After supporting family oriented child care, our society must obviously provide support for those who (out of necessity or otherwise) utilize an outside setting for their children’s care. Again, any government support in this regard should respect and empower the independent choices that parents make. Many parents — religious and non-religious — choose for a variety of reasons to utilize day-care centers that are run by faith-based institutions. Whether it is the local synagogue, church or mosque, JCC, CYO or parochial school, parents must be free to choose whatever setting they feel is best for their young children to be in. Government generated economic incentives or disincentives in this regard are entirely inappropriate. Thus, if a tax credit or grant is available to parents who entrust their child to the local Gymboree group, it must also be available to the parents who utilize the local Beth Tefilah’s.

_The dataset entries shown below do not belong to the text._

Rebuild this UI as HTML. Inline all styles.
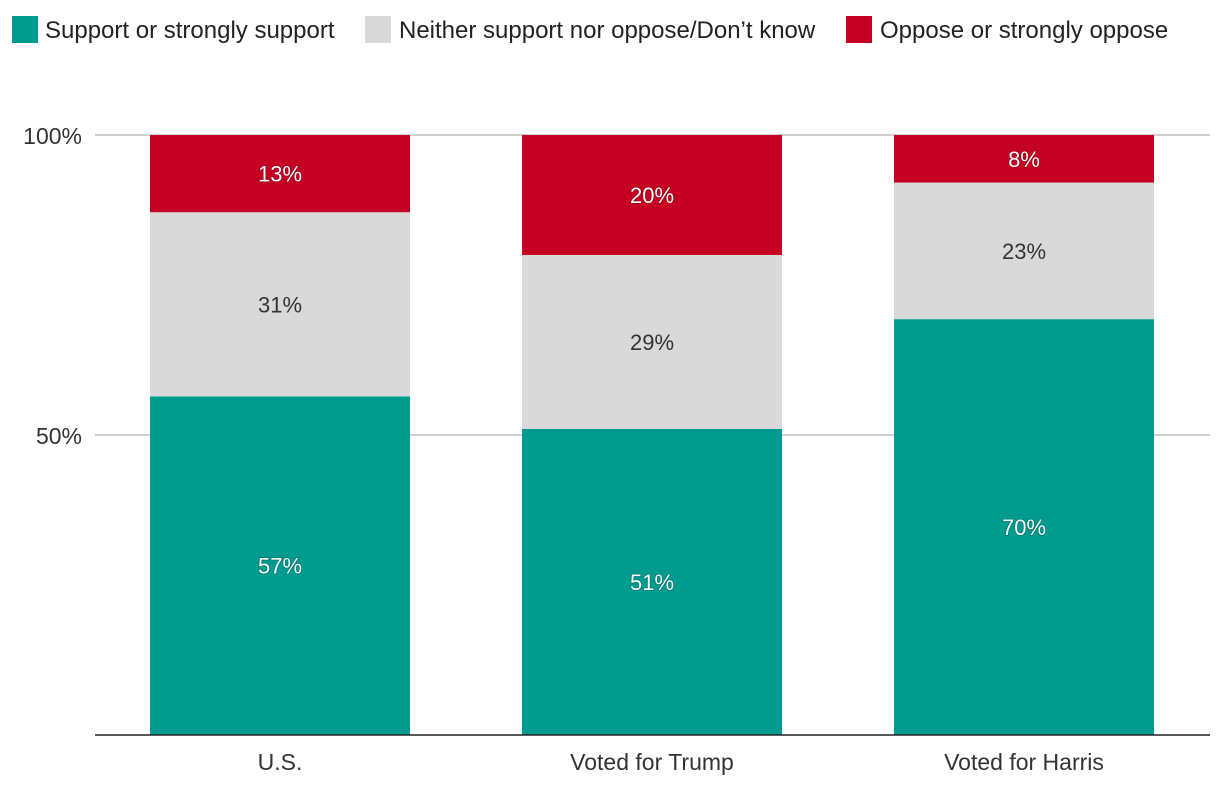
<!DOCTYPE html>
<html><head><meta charset="utf-8">
<style>
body{margin:0;background:#fff;width:1220px;height:790px;overflow:hidden;font-family:"Liberation Sans",sans-serif;}
svg text{font-family:"Liberation Sans",sans-serif;}
</style></head>
<body>
<svg id="chart" width="1220" height="790" xmlns="http://www.w3.org/2000/svg">
  <g>
    <g>
      <rect x="12" y="16" width="26" height="27" fill="#009B8F"/>
      <text x="45" y="38" font-size="24" fill="#222">Support or strongly support</text>
    </g>
    <g>
      <rect x="365" y="16" width="26" height="27" fill="#D9D9D9"/>
      <text x="399" y="38" font-size="24" fill="#222">Neither support nor oppose/Don’t know</text>
    </g>
    <g>
      <rect x="846" y="16" width="26" height="27" fill="#C60022"/>
      <text x="880" y="38" font-size="24" fill="#222">Oppose or strongly oppose</text>
    </g>
  </g>
  <g id="grid"></g>
  <g id="bars"></g>
  <g id="xlabels"></g>
</svg>
<script>
const categories = ["U.S.", "Voted for Trump", "Voted for Harris"];
const supportValues = [57, 51, 70];
const neitherValues = [31, 29, 23];
const opposeValues = [13, 20, 8];
const yTicks = [50, 100];
const yTickLabels = ["50%", "100%"];

const NS = "http://www.w3.org/2000/svg";
const plotL = 95, plotR = 1210, plotTop = 135, plotBot = 735;
const y = v => plotBot - (v / 100) * (plotBot - plotTop);
const step = 372, barW = 260, firstCenter = 280;
const xc = i => firstCenter + i * step;

function mk(tag, attrs, parent) {
  const e = document.createElementNS(NS, tag);
  for (const k in attrs) e.setAttribute(k, attrs[k]);
  parent.appendChild(e);
  return e;
}
const grid = document.getElementById("grid");
yTicks.forEach((t, i) => {
  const l = mk("line", {x1: plotL, x2: plotR, y1: y(t), y2: y(t), stroke: "#b5b5b5", "stroke-width": 1.2}, grid);
  
  
  const tx = mk("text", {x: 82, y: y(t) + 9, "font-size": 23, fill: "#333", "text-anchor": "end"}, grid);
  tx.textContent = yTickLabels[i];
  
  
});
const bars = document.getElementById("bars");
const series = [
  {vals: supportValues, color: "#009B8F", text: "#fff", name: "support"},
  {vals: neitherValues, color: "#D9D9D9", text: "#333", name: "neither"},
  {vals: opposeValues, color: "#C60022", text: "#fff", name: "oppose"}
];
categories.forEach((c, i) => {
  const total = supportValues[i] + neitherValues[i] + opposeValues[i];
  let acc = 0;
  series.forEach(s => {
    const v = s.vals[i] * 100 / total;
    const y0 = y(acc), y1 = y(acc + v);
    const r = mk("rect", {x: xc(i) - barW / 2, y: y1, width: barW, height: y0 - y1, fill: s.color}, bars);
    
    
    const t = mk("text", {x: xc(i), y: (y0 + y1) / 2 + 8, "font-size": 22, fill: s.text, "text-anchor": "middle"}, bars);
    if (s.text === "#fff") t.setAttribute("style", "paint-order:stroke;stroke:rgba(0,0,0,0.25);stroke-width:1.5px");
    t.textContent = s.vals[i] + "%";
    
    
    acc += v;
  });
});
const base = mk("line", {x1: plotL, x2: plotR, y1: plotBot, y2: plotBot, stroke: "#222", "stroke-width": 1.5}, document.getElementById("xlabels"));


categories.forEach((c, i) => {
  const t = mk("text", {x: xc(i), y: 770, "font-size": 23, fill: "#333", "text-anchor": "middle"}, document.getElementById("xlabels"));
  t.textContent = c;
  
  
});
</script>
</body></html>
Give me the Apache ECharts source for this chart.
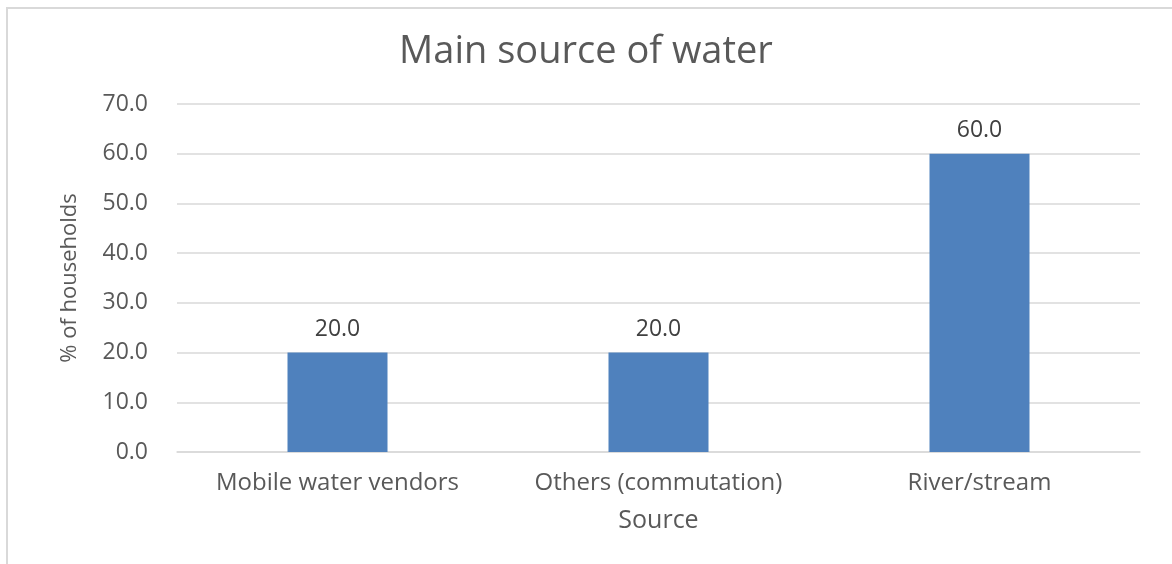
<!DOCTYPE html>
<html>
<head>
<meta charset="utf-8">
<script src="https://cdn.jsdelivr.net/npm/echarts@6/dist/echarts.min.js"></script>
<style>
    html, body { margin: 0; padding: 0; background: #fff; }
    #chart { width: 1172px; height: 564px; }
</style>
</head>
<body>
<div id="chart"></div>
<script>
const categories = ['Mobile water vendors', 'Others (commutation)', 'River/stream']
const households = [20.0, 20.0, 60.0]
const yTicks = [0, 10, 20, 30, 40, 50, 60, 70]

const textColor = '#595959'
const fontFamily = '"Open Sans", "Liberation Sans", sans-serif'

const chart = echarts.init(document.getElementById('chart'))

chart.setOption({
    animation: false,
    backgroundColor: '#fff',
    textStyle: { fontFamily },
    title: {
        text: 'Main source of water',
        left: 'center',
        top: 28,
        textStyle: {
            color: textColor,
            fontSize: 38,
            fontWeight: 'normal',
            fontFamily,
        },
    },
    graphic: [
        {
            type: 'rect',
            shape: { x: 7, y: 8, width: 1200, height: 600 },
            style: { fill: 'none', stroke: '#d9d9d9', lineWidth: 2 },
            silent: true,
        },
    ],
    grid: {
        left: 177,
        right: 32,
        top: 104,
        bottom: 112,
        containLabel: false,
    },
    xAxis: {
        type: 'category',
        data: categories,
        name: 'Source',
        nameLocation: 'middle',
        nameGap: 56,
        nameTextStyle: { color: textColor, fontSize: 25, fontFamily },
        axisLine: { lineStyle: { color: '#d9d9d9', width: 1.5 } },
        axisTick: { show: false },
        axisLabel: {
            color: textColor,
            fontSize: 24,
            margin: 19,
            interval: 0,
            hideOverlap: false,
            fontFamily,
        },
    },
    yAxis: {
        type: 'value',
        min: yTicks[0],
        max: yTicks[yTicks.length - 1],
        interval: 10,
        name: '% of households',
        nameLocation: 'middle',
        nameGap: 96,
        nameTextStyle: { color: textColor, fontSize: 22, fontFamily },
        axisLine: { show: false },
        axisTick: { show: false },
        axisLabel: {
            color: textColor,
            fontSize: 23,
            margin: 29,
            fontFamily,
            formatter: (v) => v.toFixed(1),
        },
        splitLine: { lineStyle: { color: '#d9d9d9', width: 1.5 } },
    },
    series: [
        {
            type: 'bar',
            data: households,
            barWidth: 100,
            itemStyle: { color: '#4f81bd' },
            label: {
                show: true,
                position: 'top',
                distance: 12,
                color: '#404040',
                fontSize: 23,
                fontFamily,
                formatter: (p) => p.value.toFixed(1),
            },
        },
    ],
})
</script>
</body>
</html>
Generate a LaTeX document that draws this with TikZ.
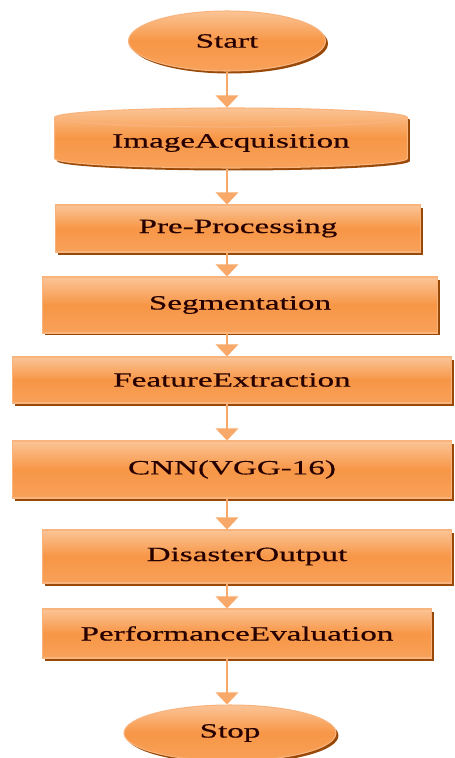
\documentclass[tikz,border=0pt]{standalone}
\usepackage{fontspec}
\setmainfont{Liberation Serif}[FakeStretch=1.64, FakeBold=0.5]
\usepackage{tikz}
\usetikzlibrary{shapes.geometric, arrows.meta, shadows}
\definecolor{boxmain}{RGB}{247,150,70}
\definecolor{boxlight}{RGB}{251,196,150}
\definecolor{boxedge}{RGB}{249,180,125}
\definecolor{shadowbrown}{RGB}{152,72,7}
\definecolor{flowline}{RGB}{248,168,104}
\tikzstyle{orangefill} = [draw=boxedge, line width=0.6pt, top color=boxlight, bottom color=boxmain!75!boxlight, middle color=boxmain,
                          drop shadow={shadow xshift=0.05cm, shadow yshift=-0.05cm, fill=shadowbrown, opacity=1},
                          font=\fontsize{11.5}{13}\selectfont, text=black!85!red, inner sep=0pt]
\tikzstyle{startstop} = [ellipse, orangefill]
\tikzstyle{process} = [rectangle, orangefill]
\tikzstyle{datain} = [cylinder, shape border rotate=90, aspect=0.08, orangefill]
\tikzstyle{arrow} = [line width=1.7pt, draw=flowline, -{Triangle[width=0.44cm, length=0.24cm, fill=flowline]}]

\begin{document}
\begin{tikzpicture}[x=0.02cm, y=-0.02cm]
  \useasboundingbox[fill=white] (0,0) rectangle (454,758);
  % stages, top to bottom
  \node (start) at (227,41)    [startstop, minimum width=3.94cm, minimum height=1.2cm] {Start};
  \node (acq)   at (231,143)   [datain, minimum width=7.06cm, minimum height=1.2cm] {ImageAcquisition};
  \node (pre)   at (238,228.5) [process, minimum width=7.32cm, minimum height=0.94cm] {Pre-Processing};
  \node (seg)   at (240,305)   [process, minimum width=7.92cm, minimum height=1.12cm] {Segmentation};
  \node (feat)  at (232,380)   [process, minimum width=8.8cm, minimum height=0.92cm] {FeatureExtraction};
  \node (cnn)   at (232,469.5) [process, minimum width=8.8cm, minimum height=1.14cm] {CNN(VGG-16)};
  \node (out)   at (247,556.5) [process, minimum width=8.2cm, minimum height=1.06cm] {DisasterOutput};
  \node (perf)  at (237,633.5) [process, minimum width=7.8cm, minimum height=0.98cm] {PerformanceEvaluation};
  \node (stop)  at (230,733)   [startstop, minimum width=4.24cm, minimum height=1.12cm] {Stop};
  % flow arrows, all on one vertical line
  \draw[arrow] (start.south) -- (start.south |- acq.north);
  \draw[arrow] (start.south |- acq.south) -- (start.south |- pre.north);
  \draw[arrow] (start.south |- pre.south) -- (start.south |- seg.north);
  \draw[arrow] (start.south |- seg.south) -- (start.south |- feat.north);
  \draw[arrow] (start.south |- feat.south) -- (start.south |- cnn.north);
  \draw[arrow] (start.south |- cnn.south) -- (start.south |- out.north);
  \draw[arrow] (start.south |- out.south) -- (start.south |- perf.north);
  \draw[arrow] (start.south |- perf.south) -- (start.south |- stop.north);
\end{tikzpicture}
\end{document}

“People have to be able to succeed at work and at home in raising their children,” President Clinton told the White House Conference on Child Care last autumn. “And if we put people in the position of having to choose one over the other,” concluded the president, “our country is going to be profoundly weakened.” The American Jewish community should join us in ensuring that the principle of empowering parental child care choices the entire range of those choices — lies at the heart of any new federal child care initiative. Only this approach will ensure that parents are best supported and our children properly cared for.